■ What to work on: Exclude images, then output the remaining data verbatim.

-- Start of Given data --

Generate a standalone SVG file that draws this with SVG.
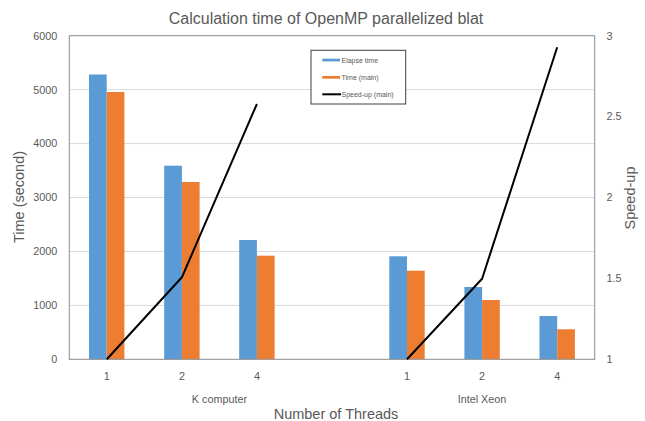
<svg xmlns="http://www.w3.org/2000/svg" width="645" height="421" viewBox="0 0 645 421">
<style>
text{font-family:"Liberation Sans",Arial,sans-serif;fill:#595959}
.tick{font-size:10.8px}
.axt{font-size:14.5px}
.lg{font-size:7px}
.grid{stroke:#D9D9D9;stroke-width:1}
.blue{fill:#5B9BD5}
.orange{fill:#ED7D31}
.sp{fill:none;stroke:#000;stroke-width:2;stroke-linejoin:round}
</style>
<rect width="645" height="421" fill="#fff"/>
<text id="title" x="326" y="24" font-size="16" text-anchor="middle">Calculation time of OpenMP parallelized blat</text>
<g id="gridlines">
<line class="grid" x1="69.3" y1="89.7" x2="594.7" y2="89.7"/>
<line class="grid" x1="69.3" y1="143.6" x2="594.7" y2="143.6"/>
<line class="grid" x1="69.3" y1="197.5" x2="594.7" y2="197.5"/>
<line class="grid" x1="69.3" y1="251.4" x2="594.7" y2="251.4"/>
<line class="grid" x1="69.3" y1="305.4" x2="594.7" y2="305.4"/>
</g>
<g id="series-elapse">
<rect class="blue" x="89" y="74.5" width="17.7" height="284.8"/>
<rect class="blue" x="164.2" y="165.7" width="17.7" height="193.6"/>
<rect class="blue" x="239.2" y="240" width="17.7" height="119.3"/>
<rect class="blue" x="389.3" y="256.3" width="17.7" height="103"/>
<rect class="blue" x="464.4" y="287" width="17.7" height="72.3"/>
<rect class="blue" x="539.5" y="316" width="17.7" height="43.3"/>
</g>
<g id="series-main">
<rect class="orange" x="106.7" y="92" width="17.7" height="267.3"/>
<rect class="orange" x="181.9" y="182" width="17.7" height="177.3"/>
<rect class="orange" x="256.9" y="255.7" width="17.7" height="103.6"/>
<rect class="orange" x="407" y="270.7" width="17.7" height="88.6"/>
<rect class="orange" x="482.1" y="300" width="17.7" height="59.3"/>
<rect class="orange" x="557.2" y="329.3" width="17.7" height="30"/>
</g>
<g id="plot-frame">
<rect x="69.3" y="35.7" width="525.4" height="323.6" fill="none" stroke="#8C8C8C" stroke-width="1"/>
</g>
<g id="connectors">
<polyline class="sp" points="106.8,359.3 181.9,277.3 256.9,104"/>
<polyline class="sp" points="407,359.3 482.1,278.7 557.2,47.3"/>
</g>
<g id="legend">
<rect x="311" y="50.3" width="94.7" height="53.7" fill="#fff" stroke="#404040" stroke-width="1"/>
<rect class="blue" x="322.3" y="58.7" width="17.7" height="2.7"/>
<text class="lg" x="341.5" y="62.5">Elapse time</text>
<rect class="orange" x="322.3" y="76" width="17.7" height="2.7"/>
<text class="lg" x="341.5" y="79.8">Time (main)</text>
<line x1="322.3" y1="94.3" x2="341" y2="94.3" stroke="#000" stroke-width="2"/>
<text class="lg" x="341.5" y="96.8">Speed-up (main)</text>
</g>
<g id="left-axis" class="tick" text-anchor="end">
<text x="57.3" y="39.5">6000</text>
<text x="57.3" y="93.5">5000</text>
<text x="57.3" y="147.4">4000</text>
<text x="57.3" y="201.3">3000</text>
<text x="57.3" y="255.2">2000</text>
<text x="57.3" y="309.2">1000</text>
<text x="57.3" y="363.1">0</text>
</g>
<g id="right-axis" class="tick">
<text x="606.5" y="39.5">3</text>
<text x="606.5" y="120.4">2.5</text>
<text x="606.5" y="201.3">2</text>
<text x="606.5" y="282.2">1.5</text>
<text x="606.5" y="363.1">1</text>
</g>
<g id="category-axis" class="tick" text-anchor="middle">
<text x="106.8" y="380">1</text>
<text x="181.9" y="380">2</text>
<text x="256.9" y="380">4</text>
<text x="407" y="380">1</text>
<text x="482.1" y="380">2</text>
<text x="557.2" y="380">4</text>
<text x="219.4" y="403">K computer</text>
<text x="482" y="403">Intel Xeon</text>
</g>
<text id="x-title" class="axt" x="336" y="419" text-anchor="middle">Number of Threads</text>
<text id="y-title" class="axt" transform="translate(23.5,197) rotate(-90)" text-anchor="middle">Time (second)</text>
<text id="y2-title" class="axt" transform="translate(635,198) rotate(-90)" text-anchor="middle">Speed-up</text>
</svg>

-- End of Given data --

■ Output:
Generate a standalone SVG file that draws this with SVG.
<svg xmlns="http://www.w3.org/2000/svg" width="645" height="421" viewBox="0 0 645 421">
<style>
text{font-family:"Liberation Sans",Arial,sans-serif;fill:#595959}
.tick{font-size:10.8px}
.axt{font-size:14.5px}
.lg{font-size:7px}
.grid{stroke:#D9D9D9;stroke-width:1}
.blue{fill:#5B9BD5}
.orange{fill:#ED7D31}
.sp{fill:none;stroke:#000;stroke-width:2;stroke-linejoin:round}
</style>
<rect width="645" height="421" fill="#fff"/>
<text id="title" x="326" y="24" font-size="16" text-anchor="middle">Calculation time of OpenMP parallelized blat</text>
<g id="gridlines">
<line class="grid" x1="69.3" y1="89.7" x2="594.7" y2="89.7"/>
<line class="grid" x1="69.3" y1="143.6" x2="594.7" y2="143.6"/>
<line class="grid" x1="69.3" y1="197.5" x2="594.7" y2="197.5"/>
<line class="grid" x1="69.3" y1="251.4" x2="594.7" y2="251.4"/>
<line class="grid" x1="69.3" y1="305.4" x2="594.7" y2="305.4"/>
</g>
<g id="series-elapse">
<rect class="blue" x="89" y="74.5" width="17.7" height="284.8"/>
<rect class="blue" x="164.2" y="165.7" width="17.7" height="193.6"/>
<rect class="blue" x="239.2" y="240" width="17.7" height="119.3"/>
<rect class="blue" x="389.3" y="256.3" width="17.7" height="103"/>
<rect class="blue" x="464.4" y="287" width="17.7" height="72.3"/>
<rect class="blue" x="539.5" y="316" width="17.7" height="43.3"/>
</g>
<g id="series-main">
<rect class="orange" x="106.7" y="92" width="17.7" height="267.3"/>
<rect class="orange" x="181.9" y="182" width="17.7" height="177.3"/>
<rect class="orange" x="256.9" y="255.7" width="17.7" height="103.6"/>
<rect class="orange" x="407" y="270.7" width="17.7" height="88.6"/>
<rect class="orange" x="482.1" y="300" width="17.7" height="59.3"/>
<rect class="orange" x="557.2" y="329.3" width="17.7" height="30"/>
</g>
<g id="plot-frame">
<rect x="69.3" y="35.7" width="525.4" height="323.6" fill="none" stroke="#8C8C8C" stroke-width="1"/>
</g>
<g id="connectors">
<polyline class="sp" points="106.8,359.3 181.9,277.3 256.9,104"/>
<polyline class="sp" points="407,359.3 482.1,278.7 557.2,47.3"/>
</g>
<g id="legend">
<rect x="311" y="50.3" width="94.7" height="53.7" fill="#fff" stroke="#404040" stroke-width="1"/>
<rect class="blue" x="322.3" y="58.7" width="17.7" height="2.7"/>
<text class="lg" x="341.5" y="62.5">Elapse time</text>
<rect class="orange" x="322.3" y="76" width="17.7" height="2.7"/>
<text class="lg" x="341.5" y="79.8">Time (main)</text>
<line x1="322.3" y1="94.3" x2="341" y2="94.3" stroke="#000" stroke-width="2"/>
<text class="lg" x="341.5" y="96.8">Speed-up (main)</text>
</g>
<g id="left-axis" class="tick" text-anchor="end">
<text x="57.3" y="39.5">6000</text>
<text x="57.3" y="93.5">5000</text>
<text x="57.3" y="147.4">4000</text>
<text x="57.3" y="201.3">3000</text>
<text x="57.3" y="255.2">2000</text>
<text x="57.3" y="309.2">1000</text>
<text x="57.3" y="363.1">0</text>
</g>
<g id="right-axis" class="tick">
<text x="606.5" y="39.5">3</text>
<text x="606.5" y="120.4">2.5</text>
<text x="606.5" y="201.3">2</text>
<text x="606.5" y="282.2">1.5</text>
<text x="606.5" y="363.1">1</text>
</g>
<g id="category-axis" class="tick" text-anchor="middle">
<text x="106.8" y="380">1</text>
<text x="181.9" y="380">2</text>
<text x="256.9" y="380">4</text>
<text x="407" y="380">1</text>
<text x="482.1" y="380">2</text>
<text x="557.2" y="380">4</text>
<text x="219.4" y="403">K computer</text>
<text x="482" y="403">Intel Xeon</text>
</g>
<text id="x-title" class="axt" x="336" y="419" text-anchor="middle">Number of Threads</text>
<text id="y-title" class="axt" transform="translate(23.5,197) rotate(-90)" text-anchor="middle">Time (second)</text>
<text id="y2-title" class="axt" transform="translate(635,198) rotate(-90)" text-anchor="middle">Speed-up</text>
</svg>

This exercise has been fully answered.